Trinidad is unique among Caribbean Islands for the richness of its ecological resources, boasting the highest biological diversity in the region. Seven types of forest support more than 426 species of birds and hundreds of thousands of plants, over 100 species of mammals of which 58 species are bats, 70 species of reptiles, 600 species of butterflies, some of which are endemic, and a vast fauna of insects many of which are yet to be described by science.
The coastal areas include mangrove swamps of regional and global significance, offshore islets support breeding colonies of seabirds, and small but unique coral reefs are home to a variety of fish and other organisms.
The marine environment includes the cetaceans, whales and dolphins, and the West Indian manatee which travels between the Orinoco delta of the mainland and the East coast of Trinidad. Leatherback and green turtles nest on our beaches.
Trinidad is an oil producing country with well developed industrial infrastructure, an agriculture sector, sprawling urbanization and a rapidly expanding human population.
The Wildlife Orphanage and Rehabilitation Center has treated everything from bats to opossums, land snails to frigate birds and oiled land birds; rescued boas from under car hoods, caimans from backyards and factory sites, and owls from the sitting room. We have even been called out to treat and, sadly, euthanize, a Rough-toothed Dolphin.
W.O.R.C. is an incorporated non-profit company, staffed by
volunteers and funded by private and corporate
W.O.R.C. is at present the only registered Wildlife Rehabilitation Facility on the Island.

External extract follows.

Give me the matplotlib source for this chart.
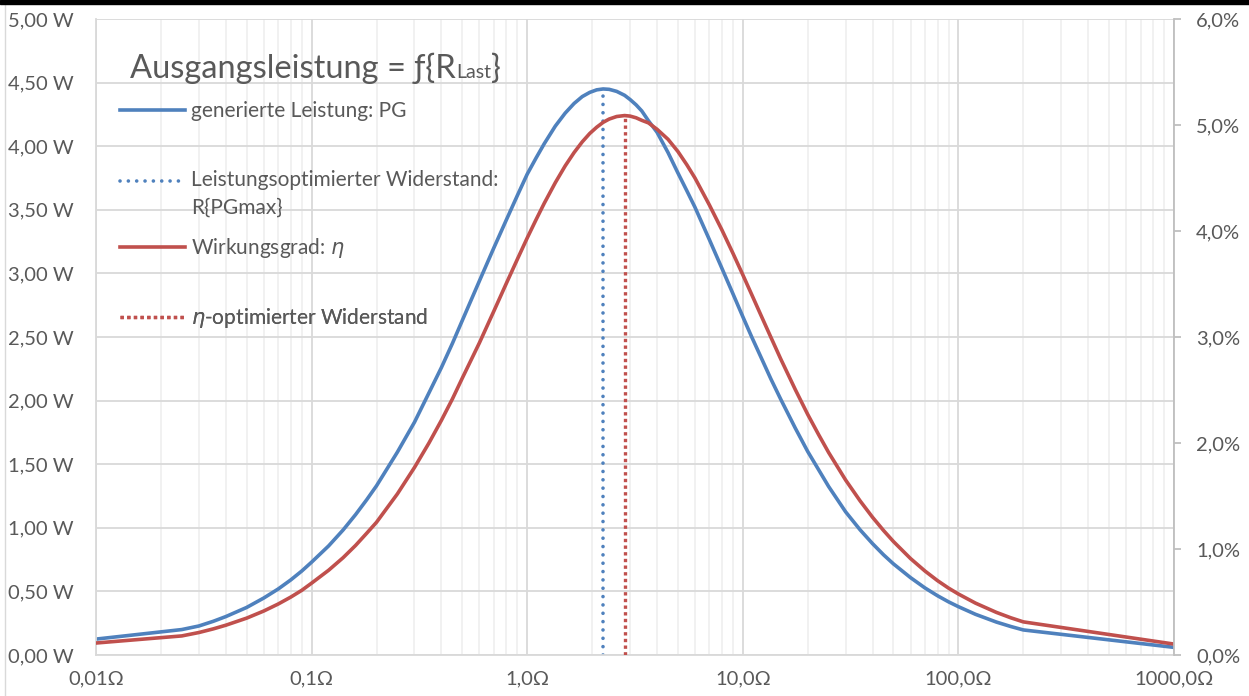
"""Ausgangsleistung und Wirkungsgrad in Abhängigkeit vom Lastwiderstand."""

import matplotlib

matplotlib.use("Agg")
import matplotlib.pyplot as plt
from matplotlib.lines import Line2D
from matplotlib.offsetbox import AnchoredOffsetbox, HPacker, TextArea
from matplotlib.patches import Rectangle
from matplotlib.ticker import FixedLocator, FuncFormatter, LogLocator, MultipleLocator, NullFormatter

# --- data ------------------------------------------------------------------
r_last = [0.01, 0.025, 0.03, 0.035, 0.04, 0.05, 0.06, 0.07, 0.08, 0.09, 0.1,
          0.12, 0.14, 0.16, 0.18, 0.2, 0.25, 0.3, 0.35, 0.4, 0.45, 0.5, 0.6,
          0.7, 0.8, 0.9, 1.0, 1.1, 1.2, 1.35, 1.5, 1.65, 1.8, 1.95, 2.1, 2.25,
          2.4, 2.6, 2.83, 3.0, 3.2, 3.4, 3.65, 4.0, 4.5, 5.0, 5.5, 6.0, 7.0,
          8.0, 9.0, 10.0, 11.0, 12.0, 13.5, 15.0, 17.5, 20.0, 22.5, 25.0, 30.0,
          35.0, 40.0, 45.0, 50.0, 60.0, 70.0, 80.0, 90.0, 100.0, 120.0, 150.0,
          175.0, 200.0, 1000.0]
p_gen_w = [0.125, 0.20, 0.228, 0.265, 0.302, 0.374, 0.448, 0.519, 0.590, 0.660,
           0.73, 0.858, 0.983, 1.104, 1.22, 1.33, 1.595, 1.83, 2.06, 2.26, 2.45,
           2.63, 2.94, 3.20, 3.42, 3.612, 3.78, 3.908, 4.02, 4.158, 4.26, 4.336,
           4.39, 4.423, 4.443, 4.45, 4.447, 4.431, 4.40, 4.367, 4.325, 4.277,
           4.20, 4.11, 3.95, 3.79, 3.65, 3.52, 3.265, 3.04, 2.84, 2.66, 2.50,
           2.36, 2.17, 2.01, 1.785, 1.60, 1.455, 1.325, 1.125, 0.984, 0.875,
           0.787, 0.716, 0.608, 0.527, 0.466, 0.418, 0.38, 0.32, 0.259, 0.224,
           0.197, 0.06]
eta_pct = [0.113, 0.18, 0.212, 0.2465, 0.281, 0.348, 0.415, 0.481, 0.546, 0.610,
           0.678, 0.80, 0.918, 1.034, 1.148, 1.252, 1.52, 1.769, 1.999, 2.214,
           2.416, 2.612, 2.944, 3.243, 3.505, 3.733, 3.934, 4.108, 4.262, 4.456,
           4.614, 4.740, 4.841, 4.920, 4.979, 5.025, 5.056, 5.080, 5.089, 5.084,
           5.068, 5.044, 5.02, 4.96, 4.865, 4.75, 4.625, 4.50, 4.245, 4.01, 3.79,
           3.587, 3.40, 3.228, 2.997, 2.792, 2.506, 2.27, 2.077, 1.911, 1.650,
           1.454, 1.2985, 1.1736, 1.070, 0.9095, 0.792, 0.7016, 0.631, 0.5755,
           0.4895, 0.402, 0.351, 0.3125, 0.103]
r_opt_p, p_max_w = 2.25, 4.45
r_opt_eta, eta_max_pct = 2.83, 5.089

x_ticks = [0.01, 0.1, 1, 10, 100, 1000]
x_tick_labels = ["0,01Ω", "0,1Ω", "1,0Ω", "10,0Ω", "100,0Ω", "1000,0Ω"]

legend_labels = [
    "generierte Leistung: PG",
    " \nLeistungsoptimierter Widerstand:\nR{PGmax}",
    "Wirkungsgrad: $\\eta$",
    "$\\eta$-optimierter Widerstand",
]

BLUE = "#4F81BD"
RED = "#C0504D"
TEXT = "#595959"
GRID = "#d9d9d9"
MINOR = "#f0f0f0"
FS_TICK = 14.5
FS_LEG = 15

plt.rcParams["font.family"] = ["Lato", "DejaVu Sans"]

W, H = 1249, 696
fig = plt.figure(figsize=(W / 100, H / 100), dpi=100)
left, right, top, bottom = 96, 1174, 19, 655
ax = fig.add_axes([left / W, 1 - bottom / H, (right - left) / W, (bottom - top) / H])

ax.set_xscale("log")
ax.plot(r_last, p_gen_w, color=BLUE, lw=2.6, solid_joinstyle="round")
ax.plot([r_opt_p, r_opt_p], [0, p_max_w], color=BLUE, lw=2.6,
        linestyle=(0, (0.01, 2.3)), dash_capstyle="round")
ax.set_xlim(0.01, 1000)
ax.set_ylim(0, 5)

ax2 = ax.twinx()
ax2.plot(r_last, eta_pct, color=RED, lw=2.6, solid_joinstyle="round")
ax2.plot([r_opt_eta, r_opt_eta], [0, eta_max_pct], color=RED, lw=2.4,
         linestyle=(0, (1, 1)))
ax2.set_ylim(0, 6)

# grid + axes styling
ax.set_axisbelow(True)
ax.xaxis.set_major_locator(FixedLocator(x_ticks))
ax.xaxis.set_major_formatter(FuncFormatter(lambda v, i: x_tick_labels[i] if i < len(x_tick_labels) else ""))
ax.xaxis.set_minor_locator(LogLocator(base=10, subs=range(2, 10), numticks=20))
ax.xaxis.set_minor_formatter(NullFormatter())
ax.yaxis.set_major_locator(MultipleLocator(0.5))
ax.yaxis.set_major_formatter(FuncFormatter(lambda v, _: f"{v:.2f} W".replace(".", ",")))
ax.grid(which="major", axis="both", color=GRID, lw=1.3)
ax.grid(which="minor", axis="x", color=MINOR, lw=1.3)

ax.tick_params(axis="both", which="both", length=0, colors=TEXT, labelsize=FS_TICK)
ax.tick_params(axis="y", pad=16)
ax.tick_params(axis="x", pad=11)
for s in ("top", "right"):
    ax.spines[s].set_visible(False)
for s in ("left", "bottom"):
    ax.spines[s].set_color(GRID)
    ax.spines[s].set_linewidth(1.3)

ax2.yaxis.set_major_locator(MultipleLocator(1))
ax2.yaxis.set_major_formatter(FuncFormatter(lambda v, _: f"{v:.1f}%".replace(".", ",")))
ax2.tick_params(axis="y", length=5, width=1.3, color="#bfbfbf", labelcolor=TEXT,
                labelsize=FS_TICK, pad=11, direction="out")
for s in ("top", "left", "bottom"):
    ax2.spines[s].set_visible(False)
ax2.spines["right"].set_color("#bfbfbf")
ax2.spines["right"].set_linewidth(1.3)

# title with small "Last"
title_box = HPacker(
    children=[
        TextArea("Ausgangsleistung = ƒ{R", textprops=dict(size=23.5, color=TEXT)),
        TextArea("Last", textprops=dict(size=14, color=TEXT)),
        TextArea("}", textprops=dict(size=23.5, color=TEXT)),
    ],
    align="baseline", pad=0, sep=0,
)
ax.add_artist(AnchoredOffsetbox(loc="lower left", child=title_box, pad=0, borderpad=0,
                                frameon=False, bbox_to_anchor=(130 / W, 1 - 84 / H),
                                bbox_transform=fig.transFigure))

# legend entries, each placed on its own row
handles = [
    Line2D([], [], color=BLUE, lw=2.6),
    Line2D([], [], color=BLUE, lw=2.6, linestyle=(0, (0.01, 2.3)), dash_capstyle="round"),
    Line2D([], [], color=RED, lw=2.6),
    Line2D([], [], color=RED, lw=2.4, linestyle=(0, (1, 1))),
]
row_y = [111, 180, 248, 318]
for h, lab, y in zip(handles, legend_labels, row_y):
    leg = ax2.legend([h], [lab], loc="center left", bbox_to_anchor=(120 / W, 1 - y / H),
                     bbox_transform=fig.transFigure, frameon=False, fontsize=FS_LEG,
                     handlelength=3.1, handletextpad=0.32, borderpad=0, borderaxespad=0,
                     labelcolor=TEXT)
    for t in leg.get_texts():
        t.set_linespacing(1.45)
    ax2.add_artist(leg)

# outer frame bits of the screenshot
fig.patches.append(Rectangle((0, 1 - 4 / H), 1, 4 / H, transform=fig.transFigure,
                             color="black", zorder=10))
fig.lines.append(Line2D([5 / W, 5 / W], [0, 1 - 4 / H], transform=fig.transFigure,
                        color=GRID, lw=1))

fig.savefig("out.png", dpi=100)
plt.close(fig)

We are dedicated to providing care, medical treatment, recuperation and rehabilitation to orphaned, sick, displaced or injured native birds and animals, with the goal of returning them to their natural habitat.
In addition to treatment, the work of the Center generates valuable biological, behavioral and clinical data.
We work closely with the Governmental Wildlife Authority and Forestry Division and strive to set a standard in rehabilitation practice and management in Trinidad and Tobago.
W.O.R.C. relies entirely on volunteers to meet its needs and donations to fund its work.